We can also blame TV and the message that more stuff will make us happy. We might also blame Wall Street and Enron type greed that bled so much out of the system.
But I am not convinced that the free-market economy is the answer either. It is also partly to blame for our present mess. Sending American jobs overseas was profitable ....for a few.  Waiting your education.

» wrote on 08.22.09 @ 08:13 AM

Of course, we all have to save to pay off the $23.7 trillion (not the stimulus!) that the Bush Administration gave to Jeff Harding’s close friends and business partners at Citigroup, Goldman Sachs, etc.  Without that $23.7 trillion Jeff Harding wouldn’t have two nickels to rub together… he is completely a welfare case.

» wrote on 08.22.09 @ 11:18 AM

Publius,

Again, thank you for your comments. But the article didn’t have anything to do with what you wrote. I would also say that you missed the article wherein I was vehemently opposed to any bailouts, including those to my “close friends” at Goldman and Citigroup.

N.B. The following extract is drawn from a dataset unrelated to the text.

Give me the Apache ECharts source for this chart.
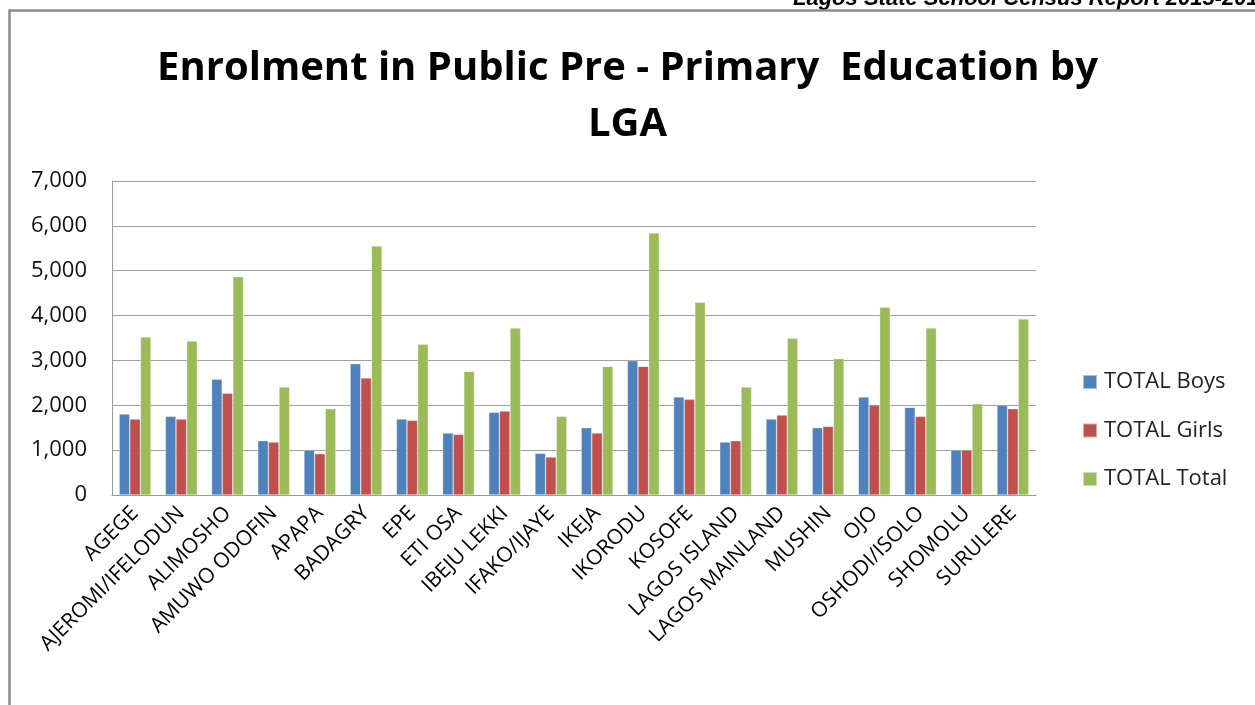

» wrote on 08.23.09 @ 11:39 AM

Jeff, good analysis.  Here’s something else to ponder: What’s going to pull us out of this recession?  The last few have been technology driven backed up by entrepreneurs, but that’s coming to an end.  So, no consumer spending,  no startups and IPOs, and no massive corporate or industrial technology upgrades in sight.
Scary times ahead.

» wrote on 08.24.09 @ 09:50 AM

Jeff, your argument makes no sense, since savings comes from income.  Higher unemployment means less people working which means less income.

Savings rate might go up, but savings as a whole will go down, since less people are making money.

If we do nothing of course. 

Thank god there is a structure here that wasn’t here during the Great Depression.  Such as unemployment insurance benefits, Social Security and Medicare.

If it wasn’t for programs like these, we would be in GDII.

» wrote on 08.24.09 @ 07:16 PM

Sorry, Jeff, but your call for savings is a thinly veiled attempt to get everybody to deposit their hard earned dollars into the very institutions that grossly mismanaged the financial system and needed $23.7 trillion dollars of taxpayers’ hard earned dollars to keep it solvent.  At least if one buys munis you know you get a bridge or a community college or a sewer system; if you put your money into the institutions run by Jeff Hardings’ friends you are just funding their $23.7 trillion of bonuses (at $20 million per bonus).

Maybe, Jeff, you said you opposed the bailout.  But did you and your investors utilize any services from any of the banks or institutions (like AIG, Moody’s, S&P, etc) that got us this country into the $23.7 trillion bailout?  Maybe you talk the talk but if you walk the walk then post the details of all you and your business’s transactions over the past 10 years and prove that your not a beneficiary of the $23.7 trillion taxpayer bailout.

Until you post those details, it is fair for anyone to assume you are just creating a diversion with your blogs and columns, to draw attention away from your communistic sucking at the public teet.